Henniker invited to discuss future of plasma treatment for leading composites manufacturing magazine
Surface effects – Composites In Manufacturing Magazine
Composites in Manufacturing magazine recently contacted Henniker Plasma to discuss the growing role of plasma technology within UK composites manufacturing.
The full article and link to the original publication appear below.
plasma surface treatment in composites manufacturing
*courtesy of CIM Magazine
Traditional methods to clean and activate composite surfaces can be time-consuming and imprecise – hence automated techniques are coming to the fore.
Blasting a material surface with plasma may sound like something out of James Bond – requiring at least a particle accelerator – but nothing is further from the truth. “Plasma is not even hot – it’s only slightly above ambient temperature,” says Terry Whitmore, managing director of Henniker Plasma, which supplies a range of plasma treatment devices.
The technique is used to prepare many material surfaces – including composites – for processes such as bonding or painting.

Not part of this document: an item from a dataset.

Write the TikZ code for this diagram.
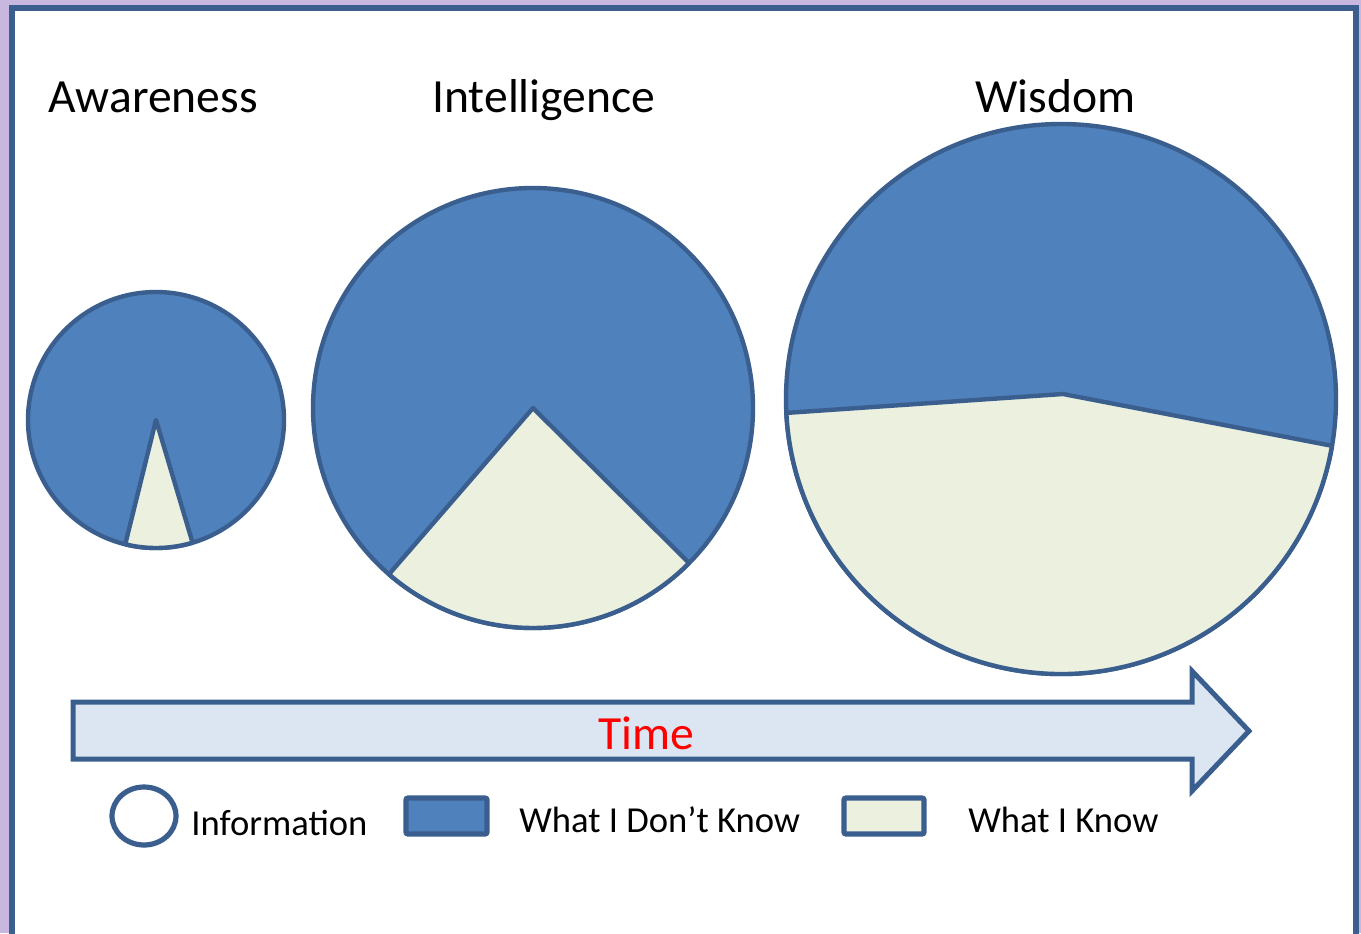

There are two variants: vacuum plasma, which encases components – normally large ones – in a chamber and treats their entire surface; and atmospheric plasma, which is used to treat smaller components – or portions of a large part.
“Plasma treatment does two things,” continues Whitmore. “It cleans the surface of organic contaminants, and it activates the surface – to make it more likely to bond.”
The charged ions in the plasma first break down organic compounds such as grease. The remnants are then removed in the gas phase, leaving the surface pristine. Next, it raises the surface energy, which ‘activates’ it, and promotes the adhesion process.
Adhesion has become a more important property for composites, as it allows them to be joined to metals to form ‘hybrid’ parts – which are well established in motorsports, and becoming increasingly common in the automotive industry.
Composite surfaces are traditionally prepared for adhesion by roughening them by hand – or ‘hand sanding’ – using a piece of Emery paper. “The difficulty is to do it consistently across the whole part,” states Whitmore.
He reports seeing instructions in an aerospace lab to “lightly sand the part” – in preparation for bonding cable harnesses to the fuselage. This is open to wide interpretation, he says – meaning that an automated technique like plasma treatment ensures a more consistent surface activation.
Henniker recently used the technique to improve the mechanical properties of a natural fibre composite – by applying the principle at a microscopic scale.
*Image courtesy of CIM Magazine
Once composites have been surface-treated, they can be bonded more effectively
It was a partner in UK-Biocomp – a project within the Composites Innovation Cluster – which has developed a family of reinforcement materials based on aligned natural flax fibres. They can be supplied as tapes in widths up to 170mm, or as full-width non-crimp fabrics.
“Ordinarily, composites based on natural fibres like jute or flax have lower mechanical properties than conventional materials,” comments Whitmore.
However, their low weight and low environmental impact made them a potentially attractive material for industries such as automotive.
“Plasma treatment helped to improve adhesion between the resin and the matrix,” he adds.
Whitmore is confident that this type of value-added application is the future for plasma treatment. He says the Henniker has already looked at applying polymer films onto material surfaces.
“If we use a polymer with liquid repellent properties, we can apply it to a surface at the microscale without affecting bulk properties,” he says.
Henniker is working with several companies to apply this kind of technology – with surfaces including hydrophilic and biocompatible.